(Code that draws figures)
╭──

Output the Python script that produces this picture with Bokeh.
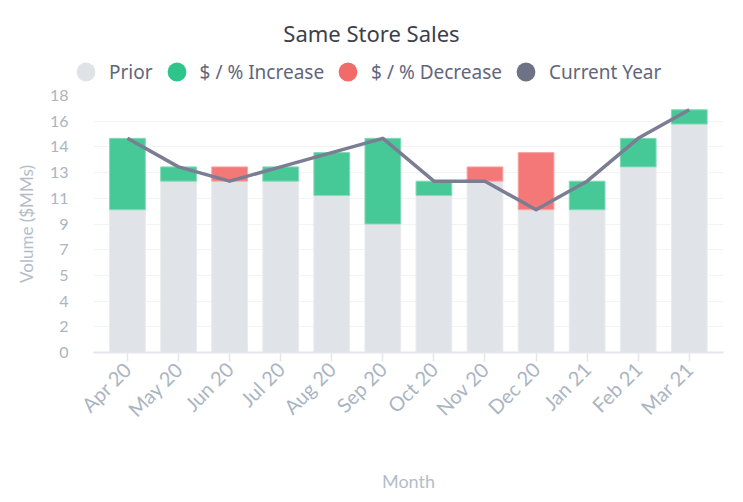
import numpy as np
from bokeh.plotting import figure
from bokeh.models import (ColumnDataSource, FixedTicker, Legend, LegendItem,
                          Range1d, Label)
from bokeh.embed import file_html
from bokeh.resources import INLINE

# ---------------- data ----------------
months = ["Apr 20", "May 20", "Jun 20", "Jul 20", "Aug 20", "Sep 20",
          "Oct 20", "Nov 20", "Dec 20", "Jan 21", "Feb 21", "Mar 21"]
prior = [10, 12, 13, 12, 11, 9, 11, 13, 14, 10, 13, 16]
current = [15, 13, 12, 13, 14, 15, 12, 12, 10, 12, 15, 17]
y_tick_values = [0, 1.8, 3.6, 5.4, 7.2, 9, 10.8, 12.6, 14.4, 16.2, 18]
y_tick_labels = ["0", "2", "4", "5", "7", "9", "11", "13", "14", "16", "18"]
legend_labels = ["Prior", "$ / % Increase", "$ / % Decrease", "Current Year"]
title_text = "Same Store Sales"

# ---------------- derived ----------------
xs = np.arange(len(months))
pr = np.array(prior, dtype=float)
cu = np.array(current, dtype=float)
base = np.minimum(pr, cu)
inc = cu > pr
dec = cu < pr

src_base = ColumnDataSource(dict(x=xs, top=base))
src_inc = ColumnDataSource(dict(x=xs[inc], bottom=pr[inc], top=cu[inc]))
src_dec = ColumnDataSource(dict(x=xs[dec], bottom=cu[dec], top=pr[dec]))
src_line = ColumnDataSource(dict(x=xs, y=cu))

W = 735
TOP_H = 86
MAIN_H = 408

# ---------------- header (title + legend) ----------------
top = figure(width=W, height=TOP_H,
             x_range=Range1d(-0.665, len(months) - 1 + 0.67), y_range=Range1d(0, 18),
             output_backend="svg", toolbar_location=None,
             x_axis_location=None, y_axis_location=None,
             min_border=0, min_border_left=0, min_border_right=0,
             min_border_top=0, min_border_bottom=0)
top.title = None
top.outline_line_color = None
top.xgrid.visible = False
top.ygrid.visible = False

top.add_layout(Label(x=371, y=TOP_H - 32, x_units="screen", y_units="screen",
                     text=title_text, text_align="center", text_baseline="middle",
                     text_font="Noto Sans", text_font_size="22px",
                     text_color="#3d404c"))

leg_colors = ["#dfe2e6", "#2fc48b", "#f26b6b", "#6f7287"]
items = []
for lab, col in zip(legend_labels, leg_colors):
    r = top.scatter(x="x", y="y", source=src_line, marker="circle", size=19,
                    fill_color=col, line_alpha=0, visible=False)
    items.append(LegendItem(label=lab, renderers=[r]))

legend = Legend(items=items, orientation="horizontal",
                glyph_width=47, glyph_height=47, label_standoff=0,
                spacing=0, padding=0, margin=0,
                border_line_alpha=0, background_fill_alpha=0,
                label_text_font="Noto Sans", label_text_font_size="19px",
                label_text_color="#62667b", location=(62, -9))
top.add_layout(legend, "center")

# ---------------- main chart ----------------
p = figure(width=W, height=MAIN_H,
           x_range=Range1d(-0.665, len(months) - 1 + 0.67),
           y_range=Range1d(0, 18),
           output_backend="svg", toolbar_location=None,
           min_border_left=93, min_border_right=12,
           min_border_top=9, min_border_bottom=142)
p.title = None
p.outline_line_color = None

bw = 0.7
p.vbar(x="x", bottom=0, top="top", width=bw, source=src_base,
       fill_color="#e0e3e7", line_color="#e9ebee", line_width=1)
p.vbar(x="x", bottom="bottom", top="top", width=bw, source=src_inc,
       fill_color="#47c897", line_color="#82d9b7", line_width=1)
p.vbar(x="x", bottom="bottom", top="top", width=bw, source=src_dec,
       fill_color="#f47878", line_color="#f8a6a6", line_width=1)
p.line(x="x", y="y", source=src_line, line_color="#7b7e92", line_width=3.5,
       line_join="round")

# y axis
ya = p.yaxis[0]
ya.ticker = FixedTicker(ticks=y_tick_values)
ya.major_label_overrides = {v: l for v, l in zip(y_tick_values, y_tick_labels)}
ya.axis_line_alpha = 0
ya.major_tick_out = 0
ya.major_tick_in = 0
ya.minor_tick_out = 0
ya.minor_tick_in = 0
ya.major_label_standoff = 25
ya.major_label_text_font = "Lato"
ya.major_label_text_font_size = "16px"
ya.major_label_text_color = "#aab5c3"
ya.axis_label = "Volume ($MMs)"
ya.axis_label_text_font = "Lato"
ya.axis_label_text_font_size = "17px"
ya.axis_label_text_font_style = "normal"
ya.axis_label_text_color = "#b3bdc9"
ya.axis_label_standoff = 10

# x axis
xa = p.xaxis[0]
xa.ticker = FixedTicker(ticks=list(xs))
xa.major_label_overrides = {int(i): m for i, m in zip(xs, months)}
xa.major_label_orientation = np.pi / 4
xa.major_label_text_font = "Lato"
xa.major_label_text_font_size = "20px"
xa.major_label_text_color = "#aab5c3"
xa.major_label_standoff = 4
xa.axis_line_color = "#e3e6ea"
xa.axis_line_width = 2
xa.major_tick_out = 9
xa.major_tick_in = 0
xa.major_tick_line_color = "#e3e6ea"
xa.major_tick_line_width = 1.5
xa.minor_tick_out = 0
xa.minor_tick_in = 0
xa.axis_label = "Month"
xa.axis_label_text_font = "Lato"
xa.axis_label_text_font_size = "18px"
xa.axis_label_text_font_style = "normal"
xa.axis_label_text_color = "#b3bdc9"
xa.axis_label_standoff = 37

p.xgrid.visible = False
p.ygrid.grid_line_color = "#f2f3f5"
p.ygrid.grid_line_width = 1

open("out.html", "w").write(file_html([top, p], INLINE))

╰──
╭──

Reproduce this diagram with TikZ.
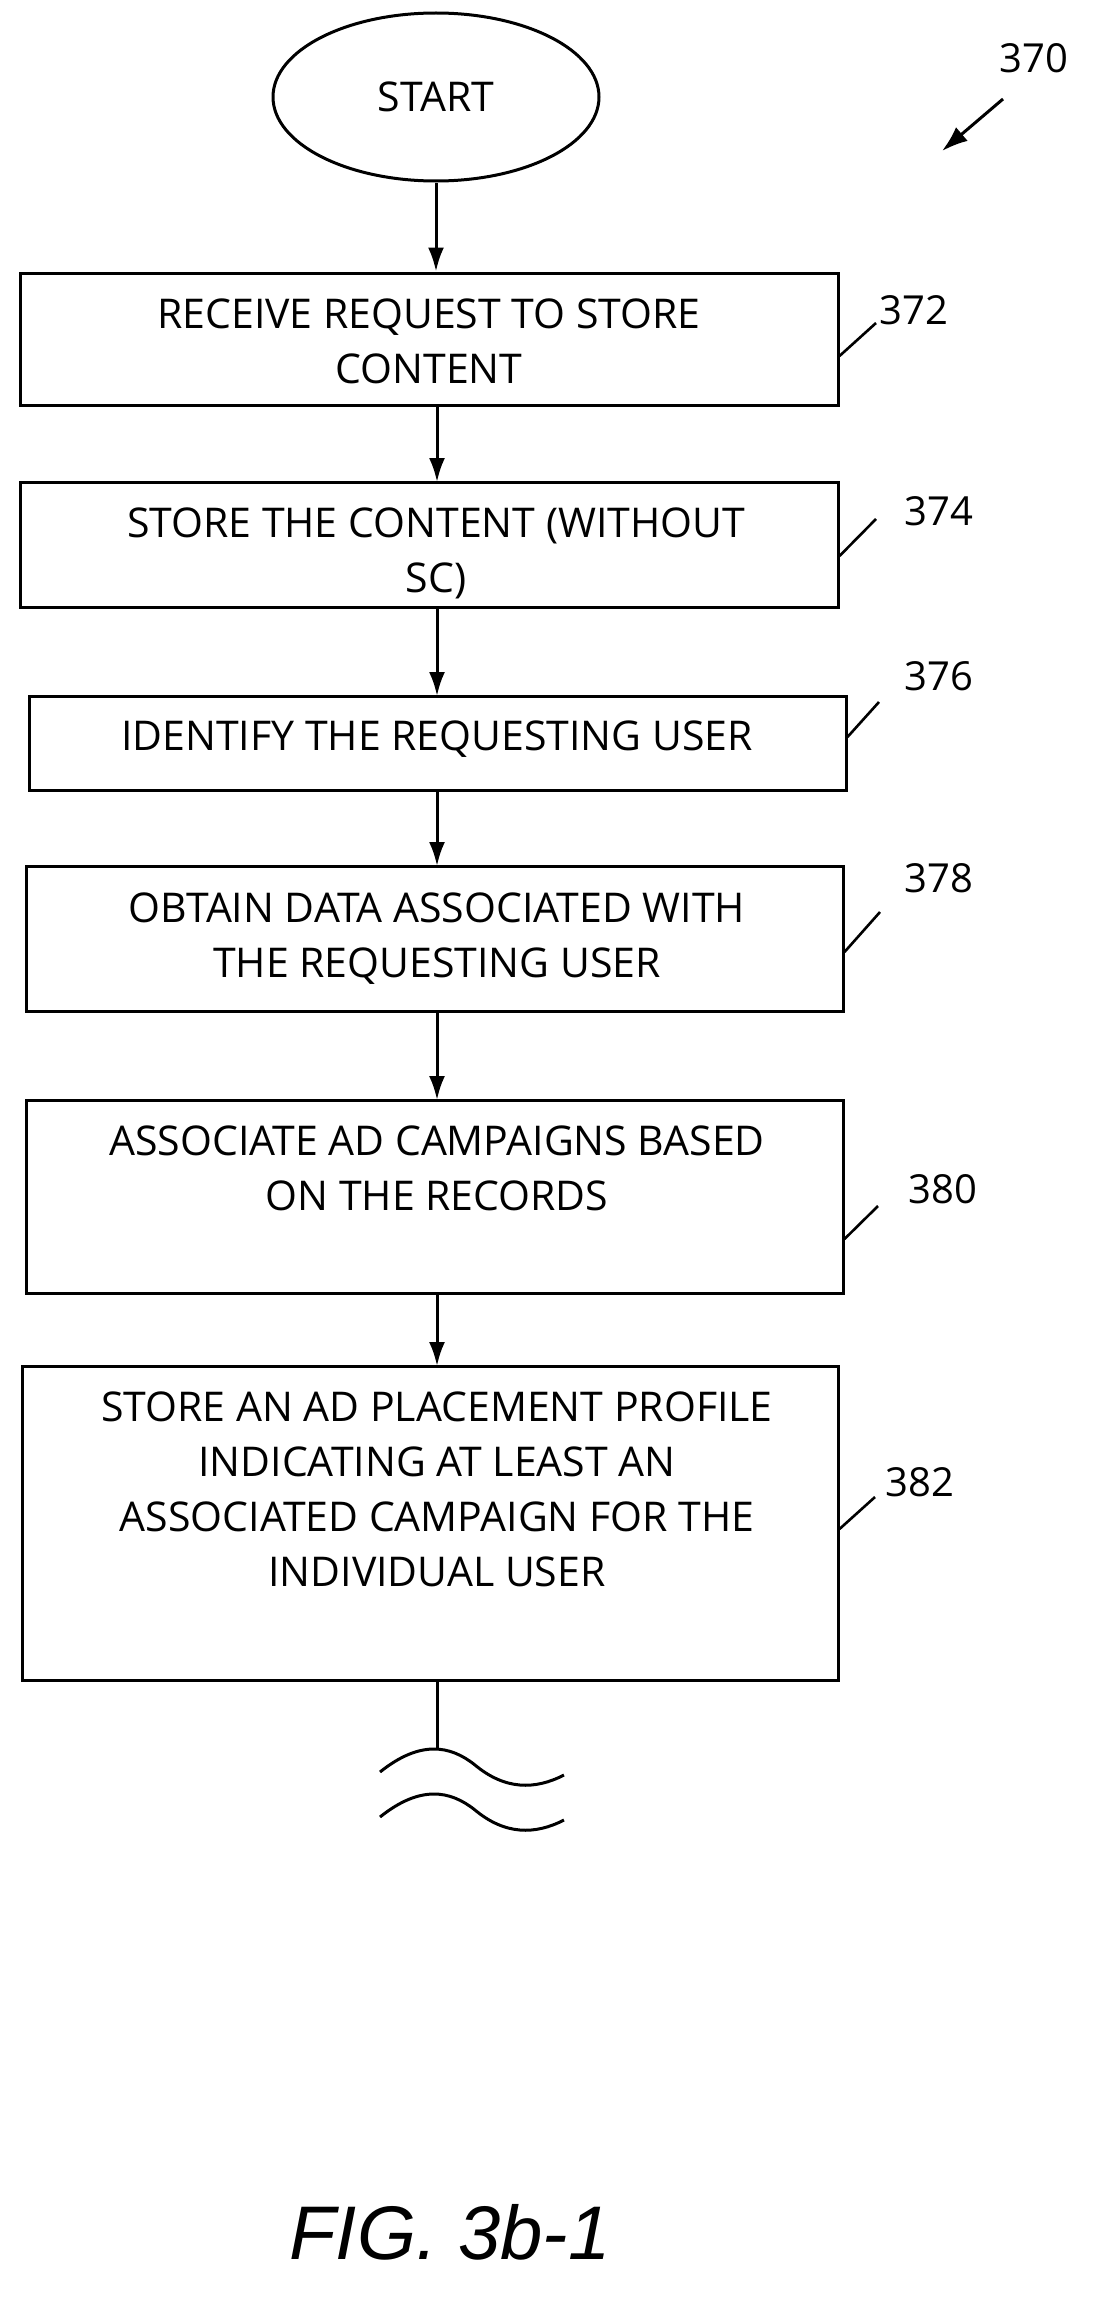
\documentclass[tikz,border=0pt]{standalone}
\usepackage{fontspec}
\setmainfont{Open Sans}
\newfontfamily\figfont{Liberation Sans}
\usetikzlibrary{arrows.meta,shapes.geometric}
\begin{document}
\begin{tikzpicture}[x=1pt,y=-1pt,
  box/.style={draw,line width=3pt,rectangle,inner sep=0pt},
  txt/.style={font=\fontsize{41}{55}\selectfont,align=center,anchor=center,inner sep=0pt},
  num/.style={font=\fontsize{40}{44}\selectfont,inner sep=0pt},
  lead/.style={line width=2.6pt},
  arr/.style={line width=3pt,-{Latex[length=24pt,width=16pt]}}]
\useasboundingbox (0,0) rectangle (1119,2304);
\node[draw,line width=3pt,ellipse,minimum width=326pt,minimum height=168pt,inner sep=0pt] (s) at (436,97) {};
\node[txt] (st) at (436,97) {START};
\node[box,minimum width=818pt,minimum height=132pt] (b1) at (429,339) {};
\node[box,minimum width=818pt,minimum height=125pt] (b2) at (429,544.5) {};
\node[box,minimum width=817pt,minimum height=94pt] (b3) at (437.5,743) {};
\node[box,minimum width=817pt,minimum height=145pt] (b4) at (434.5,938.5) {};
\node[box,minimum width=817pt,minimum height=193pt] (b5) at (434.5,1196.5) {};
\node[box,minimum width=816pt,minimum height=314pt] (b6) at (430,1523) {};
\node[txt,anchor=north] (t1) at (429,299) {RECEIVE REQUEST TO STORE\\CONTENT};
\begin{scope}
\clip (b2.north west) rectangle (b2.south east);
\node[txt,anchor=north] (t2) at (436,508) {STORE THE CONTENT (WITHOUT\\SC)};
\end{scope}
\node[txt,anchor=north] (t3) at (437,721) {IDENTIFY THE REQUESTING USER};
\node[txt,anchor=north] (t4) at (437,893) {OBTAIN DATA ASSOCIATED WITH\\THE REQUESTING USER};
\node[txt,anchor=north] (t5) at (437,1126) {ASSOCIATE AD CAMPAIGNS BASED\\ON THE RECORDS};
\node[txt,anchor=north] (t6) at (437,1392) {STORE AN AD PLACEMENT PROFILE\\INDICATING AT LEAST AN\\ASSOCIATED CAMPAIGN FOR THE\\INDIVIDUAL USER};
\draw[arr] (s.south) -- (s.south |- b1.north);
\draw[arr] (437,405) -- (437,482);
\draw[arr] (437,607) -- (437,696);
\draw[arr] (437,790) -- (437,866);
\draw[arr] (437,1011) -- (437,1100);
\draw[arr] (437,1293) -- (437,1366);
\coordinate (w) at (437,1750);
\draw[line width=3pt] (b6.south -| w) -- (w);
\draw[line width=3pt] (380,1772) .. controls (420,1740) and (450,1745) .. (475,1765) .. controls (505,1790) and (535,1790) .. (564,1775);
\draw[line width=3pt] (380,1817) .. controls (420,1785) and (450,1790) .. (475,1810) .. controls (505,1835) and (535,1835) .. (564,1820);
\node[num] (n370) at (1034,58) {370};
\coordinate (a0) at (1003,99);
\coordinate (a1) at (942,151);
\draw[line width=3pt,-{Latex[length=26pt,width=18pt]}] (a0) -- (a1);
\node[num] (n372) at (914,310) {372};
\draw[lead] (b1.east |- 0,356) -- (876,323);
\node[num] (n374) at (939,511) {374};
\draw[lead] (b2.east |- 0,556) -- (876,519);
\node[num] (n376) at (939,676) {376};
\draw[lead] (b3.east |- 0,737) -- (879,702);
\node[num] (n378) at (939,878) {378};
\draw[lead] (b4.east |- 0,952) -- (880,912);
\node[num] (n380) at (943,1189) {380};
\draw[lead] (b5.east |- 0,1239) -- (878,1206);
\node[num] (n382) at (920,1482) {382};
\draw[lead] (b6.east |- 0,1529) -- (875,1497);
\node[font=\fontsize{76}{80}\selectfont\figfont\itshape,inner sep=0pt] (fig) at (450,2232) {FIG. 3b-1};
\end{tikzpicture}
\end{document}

╰──
╭──

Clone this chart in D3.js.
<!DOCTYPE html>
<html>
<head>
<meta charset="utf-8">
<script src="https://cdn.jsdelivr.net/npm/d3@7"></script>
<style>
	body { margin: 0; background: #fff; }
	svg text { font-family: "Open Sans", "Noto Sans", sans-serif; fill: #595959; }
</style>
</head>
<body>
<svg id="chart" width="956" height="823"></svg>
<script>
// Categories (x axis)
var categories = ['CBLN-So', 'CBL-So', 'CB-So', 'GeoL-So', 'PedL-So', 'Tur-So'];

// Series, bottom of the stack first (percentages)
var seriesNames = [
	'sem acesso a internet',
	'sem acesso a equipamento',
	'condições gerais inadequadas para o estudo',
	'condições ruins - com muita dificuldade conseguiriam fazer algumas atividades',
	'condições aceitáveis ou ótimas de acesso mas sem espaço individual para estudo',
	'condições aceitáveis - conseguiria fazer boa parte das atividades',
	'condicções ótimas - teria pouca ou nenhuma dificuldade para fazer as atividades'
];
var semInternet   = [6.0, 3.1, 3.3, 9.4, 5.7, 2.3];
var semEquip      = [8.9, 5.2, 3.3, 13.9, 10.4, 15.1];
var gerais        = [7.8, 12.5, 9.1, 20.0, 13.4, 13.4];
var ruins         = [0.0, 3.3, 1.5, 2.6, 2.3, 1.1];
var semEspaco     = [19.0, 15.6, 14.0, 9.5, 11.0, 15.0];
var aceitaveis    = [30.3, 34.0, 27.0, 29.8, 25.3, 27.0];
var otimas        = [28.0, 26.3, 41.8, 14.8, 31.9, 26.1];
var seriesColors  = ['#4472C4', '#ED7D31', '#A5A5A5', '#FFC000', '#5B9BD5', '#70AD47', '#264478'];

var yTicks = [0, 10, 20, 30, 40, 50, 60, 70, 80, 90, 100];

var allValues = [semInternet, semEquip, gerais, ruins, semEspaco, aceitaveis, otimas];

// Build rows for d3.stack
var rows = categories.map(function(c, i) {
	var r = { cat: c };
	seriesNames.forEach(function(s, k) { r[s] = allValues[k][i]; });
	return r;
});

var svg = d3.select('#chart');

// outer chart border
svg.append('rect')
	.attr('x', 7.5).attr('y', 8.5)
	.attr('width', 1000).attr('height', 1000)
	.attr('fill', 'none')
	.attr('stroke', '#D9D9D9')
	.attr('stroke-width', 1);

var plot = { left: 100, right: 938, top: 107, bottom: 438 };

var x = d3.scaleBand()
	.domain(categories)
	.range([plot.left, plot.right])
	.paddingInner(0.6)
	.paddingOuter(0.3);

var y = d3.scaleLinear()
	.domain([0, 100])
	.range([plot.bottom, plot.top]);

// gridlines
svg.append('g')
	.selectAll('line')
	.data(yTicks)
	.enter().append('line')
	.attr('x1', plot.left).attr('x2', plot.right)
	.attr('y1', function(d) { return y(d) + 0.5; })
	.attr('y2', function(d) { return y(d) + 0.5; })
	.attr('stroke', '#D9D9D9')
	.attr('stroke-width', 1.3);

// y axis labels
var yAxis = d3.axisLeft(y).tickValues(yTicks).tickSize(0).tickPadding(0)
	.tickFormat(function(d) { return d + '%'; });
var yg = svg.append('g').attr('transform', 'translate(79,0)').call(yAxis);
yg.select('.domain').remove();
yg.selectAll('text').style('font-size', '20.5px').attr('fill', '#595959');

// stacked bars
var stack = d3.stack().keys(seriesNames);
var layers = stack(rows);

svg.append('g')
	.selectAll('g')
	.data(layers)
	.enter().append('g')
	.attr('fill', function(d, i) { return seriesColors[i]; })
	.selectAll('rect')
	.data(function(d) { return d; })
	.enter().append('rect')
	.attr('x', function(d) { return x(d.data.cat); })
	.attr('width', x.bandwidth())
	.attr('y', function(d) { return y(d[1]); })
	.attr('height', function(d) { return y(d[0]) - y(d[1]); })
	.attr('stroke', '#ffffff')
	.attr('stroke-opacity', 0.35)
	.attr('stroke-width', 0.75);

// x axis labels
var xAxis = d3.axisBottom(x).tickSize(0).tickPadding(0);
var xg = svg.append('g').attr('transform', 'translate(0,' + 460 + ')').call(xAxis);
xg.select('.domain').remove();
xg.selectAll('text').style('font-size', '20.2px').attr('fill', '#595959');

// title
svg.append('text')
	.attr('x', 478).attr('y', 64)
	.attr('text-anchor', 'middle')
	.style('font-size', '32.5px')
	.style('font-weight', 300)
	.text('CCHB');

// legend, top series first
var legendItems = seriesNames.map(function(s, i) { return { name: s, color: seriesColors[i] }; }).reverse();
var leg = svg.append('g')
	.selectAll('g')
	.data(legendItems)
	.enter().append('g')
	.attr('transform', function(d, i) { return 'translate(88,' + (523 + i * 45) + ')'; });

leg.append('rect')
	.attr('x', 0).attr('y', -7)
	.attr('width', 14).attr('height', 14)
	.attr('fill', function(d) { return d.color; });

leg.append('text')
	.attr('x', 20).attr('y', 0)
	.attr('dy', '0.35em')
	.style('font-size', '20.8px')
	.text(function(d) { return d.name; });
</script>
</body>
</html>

╰──

YOUR OBJECTIVE
Quote exactly the lines running from the line with "Clone this chart in D3.js." through the line with "['CBLN-So', 'CBL-So', 'CB-So', 'GeoL-So', 'PedL-So', 'Tur-So'];", both ends included, and nothing more.

TASK RESPONSE
Clone this chart in D3.js.
<!DOCTYPE html>
<html>
<head>
<meta charset="utf-8">
<script src="https://cdn.jsdelivr.net/npm/d3@7"></script>
<style>
	body { margin: 0; background: #fff; }
	svg text { font-family: "Open Sans", "Noto Sans", sans-serif; fill: #595959; }
</style>
</head>
<body>
<svg id="chart" width="956" height="823"></svg>
<script>
// Categories (x axis)
var categories = ['CBLN-So', 'CBL-So', 'CB-So', 'GeoL-So', 'PedL-So', 'Tur-So'];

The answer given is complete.